▶ **Data records**
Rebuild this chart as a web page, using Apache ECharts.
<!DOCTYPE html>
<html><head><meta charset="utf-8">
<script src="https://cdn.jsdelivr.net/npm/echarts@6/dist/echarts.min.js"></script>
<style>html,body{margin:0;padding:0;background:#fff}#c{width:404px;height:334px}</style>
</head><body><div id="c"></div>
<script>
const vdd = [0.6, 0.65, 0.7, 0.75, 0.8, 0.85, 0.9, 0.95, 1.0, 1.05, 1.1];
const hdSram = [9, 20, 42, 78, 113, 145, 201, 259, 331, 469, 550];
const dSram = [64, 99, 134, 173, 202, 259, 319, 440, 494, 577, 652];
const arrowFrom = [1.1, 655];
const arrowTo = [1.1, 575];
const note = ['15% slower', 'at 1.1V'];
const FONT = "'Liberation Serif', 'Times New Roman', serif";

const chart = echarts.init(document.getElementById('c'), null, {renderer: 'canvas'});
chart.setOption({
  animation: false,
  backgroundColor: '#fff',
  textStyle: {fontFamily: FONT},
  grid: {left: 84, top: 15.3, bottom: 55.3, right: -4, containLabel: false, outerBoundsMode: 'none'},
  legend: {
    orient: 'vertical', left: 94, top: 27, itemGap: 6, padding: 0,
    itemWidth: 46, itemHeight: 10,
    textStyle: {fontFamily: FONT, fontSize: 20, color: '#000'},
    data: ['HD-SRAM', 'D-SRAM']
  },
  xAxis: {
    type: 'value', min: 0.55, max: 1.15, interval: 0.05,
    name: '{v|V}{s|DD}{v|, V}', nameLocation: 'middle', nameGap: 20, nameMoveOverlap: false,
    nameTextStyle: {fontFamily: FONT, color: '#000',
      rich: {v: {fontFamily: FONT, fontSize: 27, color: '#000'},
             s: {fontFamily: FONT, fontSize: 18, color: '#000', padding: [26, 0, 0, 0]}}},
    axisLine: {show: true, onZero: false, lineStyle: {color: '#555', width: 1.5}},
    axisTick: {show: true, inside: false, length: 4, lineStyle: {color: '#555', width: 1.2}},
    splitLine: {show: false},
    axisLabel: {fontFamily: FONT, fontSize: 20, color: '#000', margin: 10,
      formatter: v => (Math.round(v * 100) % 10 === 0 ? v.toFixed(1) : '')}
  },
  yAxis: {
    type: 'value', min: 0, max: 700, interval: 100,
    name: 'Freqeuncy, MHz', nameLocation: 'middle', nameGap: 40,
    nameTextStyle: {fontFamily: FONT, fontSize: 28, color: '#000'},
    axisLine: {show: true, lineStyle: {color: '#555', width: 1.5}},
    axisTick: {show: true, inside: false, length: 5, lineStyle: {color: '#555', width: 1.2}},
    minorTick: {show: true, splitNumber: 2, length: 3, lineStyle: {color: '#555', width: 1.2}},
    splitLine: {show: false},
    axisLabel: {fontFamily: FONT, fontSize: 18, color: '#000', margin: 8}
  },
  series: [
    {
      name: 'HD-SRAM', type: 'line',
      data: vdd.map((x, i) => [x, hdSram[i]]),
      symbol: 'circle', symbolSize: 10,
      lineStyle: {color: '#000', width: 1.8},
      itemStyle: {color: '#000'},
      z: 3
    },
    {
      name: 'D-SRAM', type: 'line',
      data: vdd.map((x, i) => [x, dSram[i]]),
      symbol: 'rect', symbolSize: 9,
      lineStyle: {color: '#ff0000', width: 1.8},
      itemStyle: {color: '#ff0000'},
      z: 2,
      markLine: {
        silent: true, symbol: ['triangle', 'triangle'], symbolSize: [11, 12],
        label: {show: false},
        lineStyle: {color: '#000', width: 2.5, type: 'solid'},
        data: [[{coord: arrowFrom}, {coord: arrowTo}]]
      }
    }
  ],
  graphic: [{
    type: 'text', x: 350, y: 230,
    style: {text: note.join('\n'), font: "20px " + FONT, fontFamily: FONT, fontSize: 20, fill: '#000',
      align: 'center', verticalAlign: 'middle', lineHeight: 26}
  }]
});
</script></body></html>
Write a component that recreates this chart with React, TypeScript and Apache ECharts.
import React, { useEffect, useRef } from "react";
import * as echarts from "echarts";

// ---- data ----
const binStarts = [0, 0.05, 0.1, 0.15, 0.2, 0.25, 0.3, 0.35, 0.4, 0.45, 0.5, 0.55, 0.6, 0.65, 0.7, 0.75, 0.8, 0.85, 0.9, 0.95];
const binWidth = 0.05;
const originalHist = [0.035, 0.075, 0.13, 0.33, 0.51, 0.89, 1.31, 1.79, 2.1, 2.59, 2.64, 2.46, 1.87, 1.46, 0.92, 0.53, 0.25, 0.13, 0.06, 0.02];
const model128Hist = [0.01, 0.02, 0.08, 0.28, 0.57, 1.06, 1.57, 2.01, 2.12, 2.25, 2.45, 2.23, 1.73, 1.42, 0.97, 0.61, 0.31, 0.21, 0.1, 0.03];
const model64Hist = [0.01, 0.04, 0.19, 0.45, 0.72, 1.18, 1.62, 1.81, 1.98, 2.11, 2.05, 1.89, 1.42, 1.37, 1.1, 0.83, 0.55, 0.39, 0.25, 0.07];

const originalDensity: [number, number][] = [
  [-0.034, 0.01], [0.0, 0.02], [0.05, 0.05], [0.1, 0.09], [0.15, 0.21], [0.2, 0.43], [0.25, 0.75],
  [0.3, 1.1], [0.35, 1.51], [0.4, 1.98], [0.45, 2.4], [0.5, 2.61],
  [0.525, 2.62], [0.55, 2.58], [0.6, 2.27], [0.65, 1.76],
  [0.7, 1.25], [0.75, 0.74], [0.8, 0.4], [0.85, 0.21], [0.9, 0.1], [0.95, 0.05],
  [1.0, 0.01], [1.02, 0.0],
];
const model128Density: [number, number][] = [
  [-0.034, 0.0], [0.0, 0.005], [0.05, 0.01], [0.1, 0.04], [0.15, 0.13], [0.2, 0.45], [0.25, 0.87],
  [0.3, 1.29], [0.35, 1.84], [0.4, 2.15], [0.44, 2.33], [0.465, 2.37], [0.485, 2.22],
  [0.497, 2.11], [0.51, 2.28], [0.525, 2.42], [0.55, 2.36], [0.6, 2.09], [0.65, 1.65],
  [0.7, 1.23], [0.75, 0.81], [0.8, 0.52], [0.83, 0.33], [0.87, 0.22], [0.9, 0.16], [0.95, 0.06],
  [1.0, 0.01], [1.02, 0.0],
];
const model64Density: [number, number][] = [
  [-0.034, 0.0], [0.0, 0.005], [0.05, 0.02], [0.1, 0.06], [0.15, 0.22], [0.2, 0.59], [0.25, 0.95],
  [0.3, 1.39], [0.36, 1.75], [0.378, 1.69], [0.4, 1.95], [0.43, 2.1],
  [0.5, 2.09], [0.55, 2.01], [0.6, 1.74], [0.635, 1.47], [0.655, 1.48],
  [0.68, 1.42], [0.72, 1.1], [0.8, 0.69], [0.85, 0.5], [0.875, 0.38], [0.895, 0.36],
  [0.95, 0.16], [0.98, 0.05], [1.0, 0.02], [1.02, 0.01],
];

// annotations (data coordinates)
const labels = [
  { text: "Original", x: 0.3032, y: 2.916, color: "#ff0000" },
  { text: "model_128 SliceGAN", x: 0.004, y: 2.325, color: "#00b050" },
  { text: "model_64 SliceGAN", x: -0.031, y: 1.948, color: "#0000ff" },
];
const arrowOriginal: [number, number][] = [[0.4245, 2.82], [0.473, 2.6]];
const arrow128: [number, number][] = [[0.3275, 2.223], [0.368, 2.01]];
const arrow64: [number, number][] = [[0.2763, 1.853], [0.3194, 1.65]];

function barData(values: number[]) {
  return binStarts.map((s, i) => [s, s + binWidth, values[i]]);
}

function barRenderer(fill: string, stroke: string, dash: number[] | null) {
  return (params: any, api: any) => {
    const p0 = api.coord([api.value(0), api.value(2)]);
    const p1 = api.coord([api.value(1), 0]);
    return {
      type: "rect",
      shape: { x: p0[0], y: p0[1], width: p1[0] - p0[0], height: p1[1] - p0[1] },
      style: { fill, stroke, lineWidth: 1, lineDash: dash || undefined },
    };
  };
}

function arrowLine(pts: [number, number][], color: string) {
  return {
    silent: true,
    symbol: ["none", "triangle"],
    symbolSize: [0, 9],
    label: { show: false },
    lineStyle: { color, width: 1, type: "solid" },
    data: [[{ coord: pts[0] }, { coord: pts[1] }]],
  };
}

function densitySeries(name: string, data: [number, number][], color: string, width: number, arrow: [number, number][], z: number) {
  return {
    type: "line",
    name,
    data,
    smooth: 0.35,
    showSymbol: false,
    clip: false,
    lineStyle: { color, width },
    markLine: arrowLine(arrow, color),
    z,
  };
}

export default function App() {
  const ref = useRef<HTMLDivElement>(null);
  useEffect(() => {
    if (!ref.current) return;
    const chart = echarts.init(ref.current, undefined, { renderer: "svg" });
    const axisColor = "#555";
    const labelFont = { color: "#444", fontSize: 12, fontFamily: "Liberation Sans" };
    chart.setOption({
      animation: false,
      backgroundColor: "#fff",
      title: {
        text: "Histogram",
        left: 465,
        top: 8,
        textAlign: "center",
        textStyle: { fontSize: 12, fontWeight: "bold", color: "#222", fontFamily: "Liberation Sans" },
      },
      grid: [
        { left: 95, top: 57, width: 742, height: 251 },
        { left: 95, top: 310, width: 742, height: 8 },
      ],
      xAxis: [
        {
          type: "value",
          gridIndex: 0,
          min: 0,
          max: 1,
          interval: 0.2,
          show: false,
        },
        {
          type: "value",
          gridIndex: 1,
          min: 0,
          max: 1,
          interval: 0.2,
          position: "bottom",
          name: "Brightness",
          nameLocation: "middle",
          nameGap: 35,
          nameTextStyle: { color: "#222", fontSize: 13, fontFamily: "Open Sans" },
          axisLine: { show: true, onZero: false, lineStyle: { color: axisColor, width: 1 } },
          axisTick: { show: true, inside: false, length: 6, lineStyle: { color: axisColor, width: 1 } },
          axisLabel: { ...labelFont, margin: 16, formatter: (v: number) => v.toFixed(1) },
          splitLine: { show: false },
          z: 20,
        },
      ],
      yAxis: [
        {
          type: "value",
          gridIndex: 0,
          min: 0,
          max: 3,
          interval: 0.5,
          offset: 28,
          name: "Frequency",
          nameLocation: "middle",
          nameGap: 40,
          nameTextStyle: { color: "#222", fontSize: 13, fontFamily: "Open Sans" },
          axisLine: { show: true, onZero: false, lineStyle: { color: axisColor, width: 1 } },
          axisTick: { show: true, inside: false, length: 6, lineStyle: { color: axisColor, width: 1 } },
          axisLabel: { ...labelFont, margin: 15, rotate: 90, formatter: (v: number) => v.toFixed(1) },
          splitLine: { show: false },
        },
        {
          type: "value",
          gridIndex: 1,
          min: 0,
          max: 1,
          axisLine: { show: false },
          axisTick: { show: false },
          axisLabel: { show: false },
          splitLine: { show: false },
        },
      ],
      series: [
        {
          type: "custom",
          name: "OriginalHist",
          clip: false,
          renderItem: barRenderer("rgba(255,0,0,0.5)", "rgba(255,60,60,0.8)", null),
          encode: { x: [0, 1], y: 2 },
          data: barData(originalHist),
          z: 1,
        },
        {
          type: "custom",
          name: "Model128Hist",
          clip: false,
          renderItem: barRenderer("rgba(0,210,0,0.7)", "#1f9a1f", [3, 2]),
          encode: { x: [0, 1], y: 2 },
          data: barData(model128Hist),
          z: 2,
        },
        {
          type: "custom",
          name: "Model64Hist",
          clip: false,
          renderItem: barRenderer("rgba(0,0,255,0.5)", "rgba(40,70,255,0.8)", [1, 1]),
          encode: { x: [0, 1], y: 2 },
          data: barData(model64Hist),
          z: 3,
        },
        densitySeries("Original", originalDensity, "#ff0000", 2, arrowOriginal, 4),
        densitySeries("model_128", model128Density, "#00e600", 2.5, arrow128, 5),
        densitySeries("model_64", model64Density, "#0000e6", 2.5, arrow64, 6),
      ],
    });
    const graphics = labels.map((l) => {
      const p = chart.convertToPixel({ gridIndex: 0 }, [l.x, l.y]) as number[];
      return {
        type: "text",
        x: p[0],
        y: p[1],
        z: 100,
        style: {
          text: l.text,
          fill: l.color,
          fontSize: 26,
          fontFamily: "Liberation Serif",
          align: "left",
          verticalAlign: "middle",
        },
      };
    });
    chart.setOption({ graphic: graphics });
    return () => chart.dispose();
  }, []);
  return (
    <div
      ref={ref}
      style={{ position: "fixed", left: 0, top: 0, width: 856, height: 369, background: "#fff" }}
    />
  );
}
--
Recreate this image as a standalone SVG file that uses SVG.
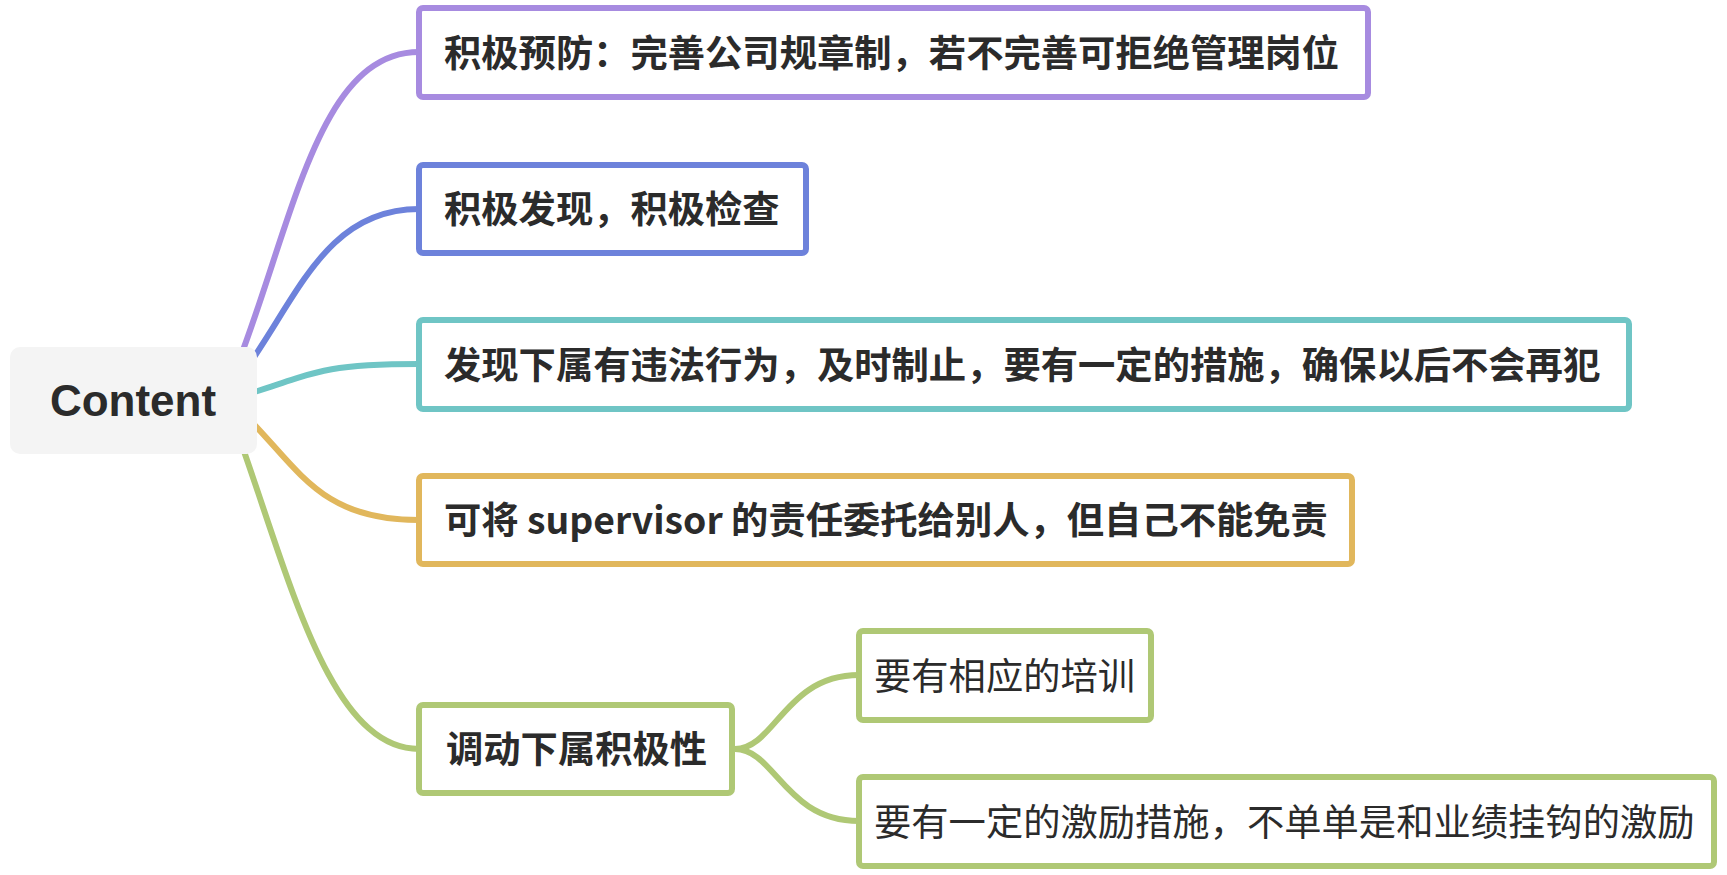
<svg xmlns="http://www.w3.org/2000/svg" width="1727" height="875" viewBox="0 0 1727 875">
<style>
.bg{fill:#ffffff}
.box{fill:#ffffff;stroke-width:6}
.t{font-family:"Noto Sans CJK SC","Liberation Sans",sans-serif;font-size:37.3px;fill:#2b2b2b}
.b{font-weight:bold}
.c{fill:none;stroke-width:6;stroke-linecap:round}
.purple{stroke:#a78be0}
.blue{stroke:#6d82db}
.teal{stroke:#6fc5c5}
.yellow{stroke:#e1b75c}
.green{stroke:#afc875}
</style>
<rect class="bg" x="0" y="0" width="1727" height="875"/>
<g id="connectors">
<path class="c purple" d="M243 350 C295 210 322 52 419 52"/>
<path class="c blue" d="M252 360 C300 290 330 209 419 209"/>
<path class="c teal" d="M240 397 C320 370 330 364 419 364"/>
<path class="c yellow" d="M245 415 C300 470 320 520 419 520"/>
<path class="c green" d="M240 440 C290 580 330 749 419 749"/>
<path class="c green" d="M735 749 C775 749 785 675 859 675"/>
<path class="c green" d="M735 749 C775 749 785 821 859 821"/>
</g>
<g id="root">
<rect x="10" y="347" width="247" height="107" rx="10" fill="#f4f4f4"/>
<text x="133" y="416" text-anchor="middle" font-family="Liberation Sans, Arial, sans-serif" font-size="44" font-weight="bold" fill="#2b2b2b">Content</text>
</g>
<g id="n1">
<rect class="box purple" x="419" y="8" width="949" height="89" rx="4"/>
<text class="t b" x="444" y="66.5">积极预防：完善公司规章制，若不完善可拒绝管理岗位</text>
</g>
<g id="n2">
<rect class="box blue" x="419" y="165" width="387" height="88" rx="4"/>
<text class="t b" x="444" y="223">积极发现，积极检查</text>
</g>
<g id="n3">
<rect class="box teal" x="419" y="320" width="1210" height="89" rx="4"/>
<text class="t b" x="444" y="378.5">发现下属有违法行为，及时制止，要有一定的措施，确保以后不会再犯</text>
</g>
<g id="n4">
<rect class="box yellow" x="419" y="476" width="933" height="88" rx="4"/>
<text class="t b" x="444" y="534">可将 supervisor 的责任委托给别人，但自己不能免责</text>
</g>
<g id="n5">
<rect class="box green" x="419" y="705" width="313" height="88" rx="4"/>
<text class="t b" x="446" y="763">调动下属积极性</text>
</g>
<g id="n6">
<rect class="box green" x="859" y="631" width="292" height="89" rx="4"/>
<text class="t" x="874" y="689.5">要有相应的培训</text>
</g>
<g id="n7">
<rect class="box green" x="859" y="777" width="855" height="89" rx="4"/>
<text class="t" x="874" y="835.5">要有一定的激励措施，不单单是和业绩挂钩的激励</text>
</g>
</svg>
--
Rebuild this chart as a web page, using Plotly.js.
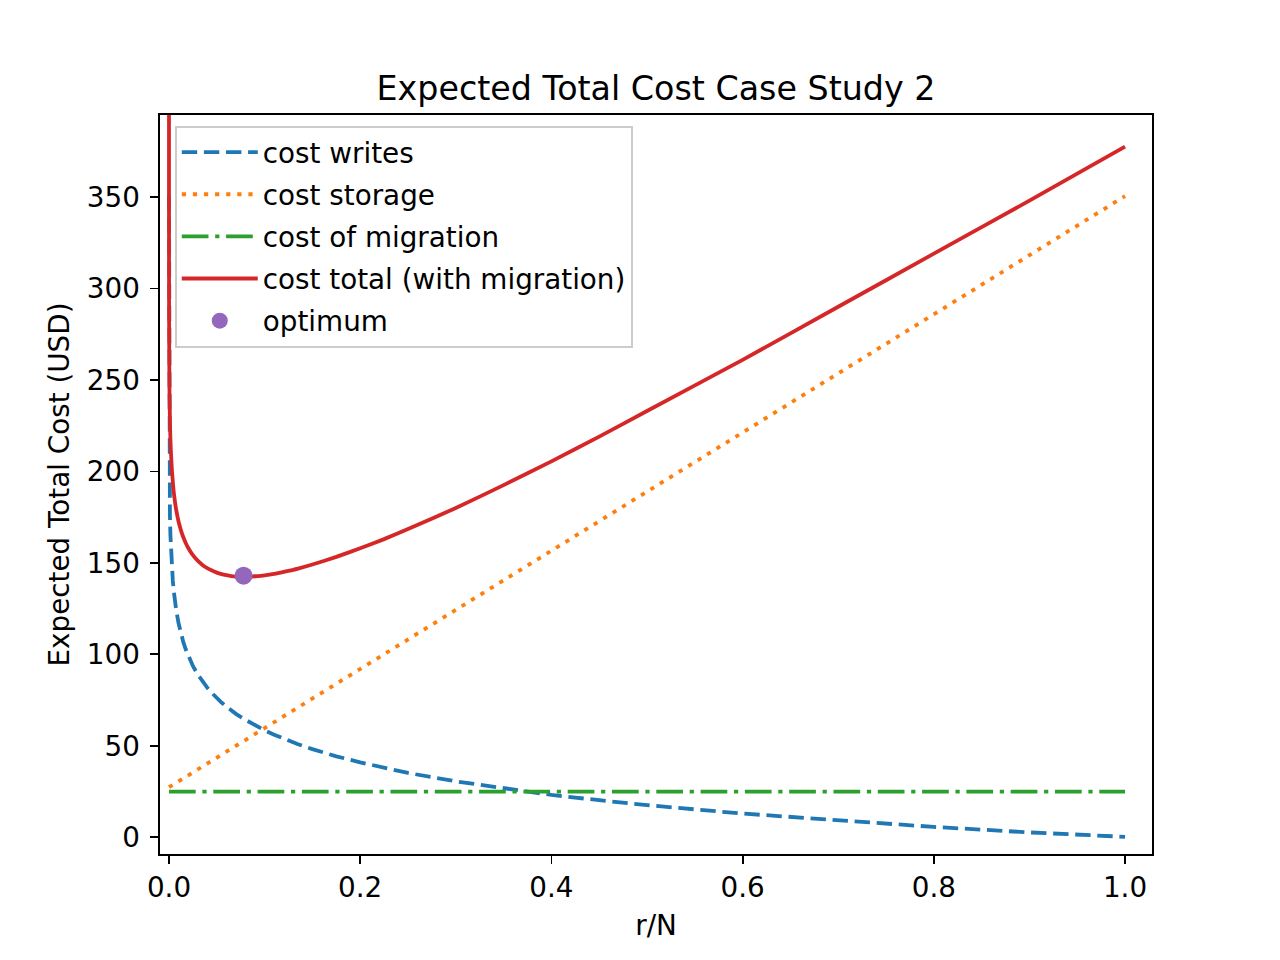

▶ **Task statement**
Print exactly the lines above from the one with "Write a component" to the one with "0.39, 0.25, 0.07];", including both.

▶ **Problem solution**
Write a component that recreates this chart with React, TypeScript and Apache ECharts.
import React, { useEffect, useRef } from "react";
import * as echarts from "echarts";

// ---- data ----
const binStarts = [0, 0.05, 0.1, 0.15, 0.2, 0.25, 0.3, 0.35, 0.4, 0.45, 0.5, 0.55, 0.6, 0.65, 0.7, 0.75, 0.8, 0.85, 0.9, 0.95];
const binWidth = 0.05;
const originalHist = [0.035, 0.075, 0.13, 0.33, 0.51, 0.89, 1.31, 1.79, 2.1, 2.59, 2.64, 2.46, 1.87, 1.46, 0.92, 0.53, 0.25, 0.13, 0.06, 0.02];
const model128Hist = [0.01, 0.02, 0.08, 0.28, 0.57, 1.06, 1.57, 2.01, 2.12, 2.25, 2.45, 2.23, 1.73, 1.42, 0.97, 0.61, 0.31, 0.21, 0.1, 0.03];
const model64Hist = [0.01, 0.04, 0.19, 0.45, 0.72, 1.18, 1.62, 1.81, 1.98, 2.11, 2.05, 1.89, 1.42, 1.37, 1.1, 0.83, 0.55, 0.39, 0.25, 0.07];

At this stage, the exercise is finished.